● **What you have to do**
Take from the listing each line that has the string "chart".

● **Data block**
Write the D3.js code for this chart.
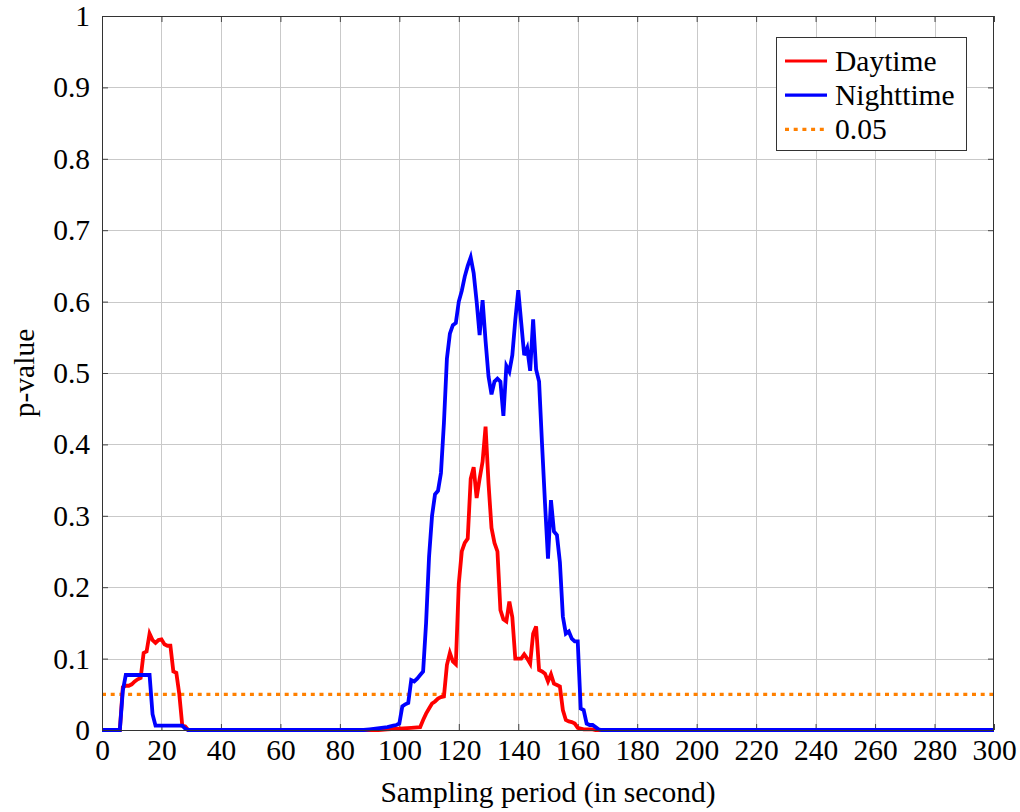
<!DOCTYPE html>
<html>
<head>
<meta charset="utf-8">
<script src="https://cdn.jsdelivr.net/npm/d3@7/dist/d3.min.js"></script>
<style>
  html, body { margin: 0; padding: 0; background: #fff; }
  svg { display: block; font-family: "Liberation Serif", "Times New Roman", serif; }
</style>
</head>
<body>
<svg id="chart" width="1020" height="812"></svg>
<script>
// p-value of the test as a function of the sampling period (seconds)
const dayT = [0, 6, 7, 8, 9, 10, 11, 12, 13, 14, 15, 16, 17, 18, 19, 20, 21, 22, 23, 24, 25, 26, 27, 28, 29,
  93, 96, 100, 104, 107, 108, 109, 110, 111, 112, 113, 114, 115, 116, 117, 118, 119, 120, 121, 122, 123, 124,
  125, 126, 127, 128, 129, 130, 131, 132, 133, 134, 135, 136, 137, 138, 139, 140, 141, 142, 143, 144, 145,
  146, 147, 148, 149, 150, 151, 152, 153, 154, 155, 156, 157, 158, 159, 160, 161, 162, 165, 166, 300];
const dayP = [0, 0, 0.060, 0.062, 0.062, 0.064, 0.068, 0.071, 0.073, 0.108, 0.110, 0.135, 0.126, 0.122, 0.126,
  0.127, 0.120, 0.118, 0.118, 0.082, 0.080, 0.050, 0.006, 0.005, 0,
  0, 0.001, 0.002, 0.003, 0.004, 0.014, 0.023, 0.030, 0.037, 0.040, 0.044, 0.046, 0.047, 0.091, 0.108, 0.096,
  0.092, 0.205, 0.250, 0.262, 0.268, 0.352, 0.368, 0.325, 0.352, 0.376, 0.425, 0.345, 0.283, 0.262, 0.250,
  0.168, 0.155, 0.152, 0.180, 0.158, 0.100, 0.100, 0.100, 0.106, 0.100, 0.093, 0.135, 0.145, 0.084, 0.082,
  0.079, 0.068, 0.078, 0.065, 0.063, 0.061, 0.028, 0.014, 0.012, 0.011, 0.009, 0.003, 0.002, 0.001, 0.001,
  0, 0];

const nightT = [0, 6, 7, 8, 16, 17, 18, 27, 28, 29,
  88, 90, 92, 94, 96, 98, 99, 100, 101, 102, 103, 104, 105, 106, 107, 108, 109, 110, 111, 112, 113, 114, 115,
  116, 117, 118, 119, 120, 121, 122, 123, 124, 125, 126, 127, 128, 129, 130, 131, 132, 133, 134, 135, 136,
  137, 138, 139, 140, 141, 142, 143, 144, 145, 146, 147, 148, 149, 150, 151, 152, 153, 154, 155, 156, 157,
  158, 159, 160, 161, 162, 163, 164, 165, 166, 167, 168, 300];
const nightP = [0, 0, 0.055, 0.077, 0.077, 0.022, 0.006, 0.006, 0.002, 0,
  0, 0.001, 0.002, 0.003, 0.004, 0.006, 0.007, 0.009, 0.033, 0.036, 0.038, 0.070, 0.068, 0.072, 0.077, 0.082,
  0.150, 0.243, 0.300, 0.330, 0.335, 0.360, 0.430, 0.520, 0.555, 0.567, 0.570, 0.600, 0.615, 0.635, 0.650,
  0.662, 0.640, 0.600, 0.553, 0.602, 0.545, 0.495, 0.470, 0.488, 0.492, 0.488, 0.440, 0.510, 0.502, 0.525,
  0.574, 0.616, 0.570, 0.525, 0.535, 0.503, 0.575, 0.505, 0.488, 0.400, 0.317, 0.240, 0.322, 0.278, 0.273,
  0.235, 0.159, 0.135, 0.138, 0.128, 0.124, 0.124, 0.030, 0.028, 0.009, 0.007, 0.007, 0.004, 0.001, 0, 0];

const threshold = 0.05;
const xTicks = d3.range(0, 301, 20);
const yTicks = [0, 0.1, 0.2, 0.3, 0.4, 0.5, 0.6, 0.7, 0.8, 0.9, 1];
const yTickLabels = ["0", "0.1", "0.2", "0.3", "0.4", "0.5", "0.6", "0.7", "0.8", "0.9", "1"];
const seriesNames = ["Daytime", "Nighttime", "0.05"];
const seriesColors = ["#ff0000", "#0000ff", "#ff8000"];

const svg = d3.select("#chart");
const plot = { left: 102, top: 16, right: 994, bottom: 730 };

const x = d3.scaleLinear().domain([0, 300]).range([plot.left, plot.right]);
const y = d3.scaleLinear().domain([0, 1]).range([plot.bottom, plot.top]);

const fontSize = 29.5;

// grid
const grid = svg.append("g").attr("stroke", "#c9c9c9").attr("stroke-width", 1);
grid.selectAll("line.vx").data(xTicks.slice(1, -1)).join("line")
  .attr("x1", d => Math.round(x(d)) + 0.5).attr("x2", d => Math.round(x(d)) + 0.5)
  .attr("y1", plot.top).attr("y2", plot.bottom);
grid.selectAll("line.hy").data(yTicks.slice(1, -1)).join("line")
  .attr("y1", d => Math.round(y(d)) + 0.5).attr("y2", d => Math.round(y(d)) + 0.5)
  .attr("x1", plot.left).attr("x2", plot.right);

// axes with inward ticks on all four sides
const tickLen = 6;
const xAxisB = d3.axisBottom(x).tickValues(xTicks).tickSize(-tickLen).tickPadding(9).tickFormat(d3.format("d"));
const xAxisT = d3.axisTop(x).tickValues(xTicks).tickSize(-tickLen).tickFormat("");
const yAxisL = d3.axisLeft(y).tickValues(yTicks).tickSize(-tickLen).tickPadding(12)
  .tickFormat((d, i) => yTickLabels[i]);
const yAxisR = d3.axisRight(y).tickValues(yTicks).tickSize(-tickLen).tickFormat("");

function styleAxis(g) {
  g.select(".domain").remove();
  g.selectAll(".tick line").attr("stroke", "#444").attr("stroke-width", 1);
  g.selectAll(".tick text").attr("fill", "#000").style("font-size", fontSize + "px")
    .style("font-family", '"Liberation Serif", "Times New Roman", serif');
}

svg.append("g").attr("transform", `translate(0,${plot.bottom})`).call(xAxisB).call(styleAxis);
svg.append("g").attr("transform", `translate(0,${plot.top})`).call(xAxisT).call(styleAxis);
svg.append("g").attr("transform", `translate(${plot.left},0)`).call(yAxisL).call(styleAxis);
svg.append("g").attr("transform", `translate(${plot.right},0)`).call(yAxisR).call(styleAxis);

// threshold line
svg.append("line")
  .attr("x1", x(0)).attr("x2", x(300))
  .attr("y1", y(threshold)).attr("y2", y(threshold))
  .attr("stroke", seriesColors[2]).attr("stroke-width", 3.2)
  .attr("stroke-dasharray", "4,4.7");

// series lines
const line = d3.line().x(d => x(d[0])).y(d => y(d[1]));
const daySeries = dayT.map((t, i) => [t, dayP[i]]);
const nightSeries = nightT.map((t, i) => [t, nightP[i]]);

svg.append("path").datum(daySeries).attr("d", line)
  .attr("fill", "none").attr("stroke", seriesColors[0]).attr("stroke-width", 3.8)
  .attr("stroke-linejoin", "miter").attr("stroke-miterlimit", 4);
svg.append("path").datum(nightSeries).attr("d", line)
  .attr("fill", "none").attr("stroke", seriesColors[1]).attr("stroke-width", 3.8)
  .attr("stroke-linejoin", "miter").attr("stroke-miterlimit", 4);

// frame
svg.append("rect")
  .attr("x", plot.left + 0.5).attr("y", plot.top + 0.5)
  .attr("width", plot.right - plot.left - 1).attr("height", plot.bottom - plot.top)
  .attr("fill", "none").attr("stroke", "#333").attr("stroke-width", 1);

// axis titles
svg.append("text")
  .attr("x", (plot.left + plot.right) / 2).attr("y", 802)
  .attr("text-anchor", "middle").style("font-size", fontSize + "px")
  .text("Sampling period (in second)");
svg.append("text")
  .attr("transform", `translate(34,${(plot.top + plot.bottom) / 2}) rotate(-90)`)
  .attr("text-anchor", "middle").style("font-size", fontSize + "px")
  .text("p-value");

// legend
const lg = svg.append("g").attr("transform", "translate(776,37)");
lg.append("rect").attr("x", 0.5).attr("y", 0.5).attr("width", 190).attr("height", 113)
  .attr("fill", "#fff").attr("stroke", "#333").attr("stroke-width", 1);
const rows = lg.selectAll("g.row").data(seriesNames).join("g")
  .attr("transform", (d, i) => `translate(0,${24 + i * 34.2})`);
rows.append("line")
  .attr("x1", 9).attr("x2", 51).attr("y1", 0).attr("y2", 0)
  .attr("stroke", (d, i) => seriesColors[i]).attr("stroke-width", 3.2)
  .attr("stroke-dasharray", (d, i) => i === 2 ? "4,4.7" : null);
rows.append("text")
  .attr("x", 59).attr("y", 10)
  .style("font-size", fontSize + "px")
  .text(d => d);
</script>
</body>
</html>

● **Final answer**
Write the D3.js code for this chart.
<svg id="chart" width="1020" height="812"></svg>
const svg = d3.select("#chart");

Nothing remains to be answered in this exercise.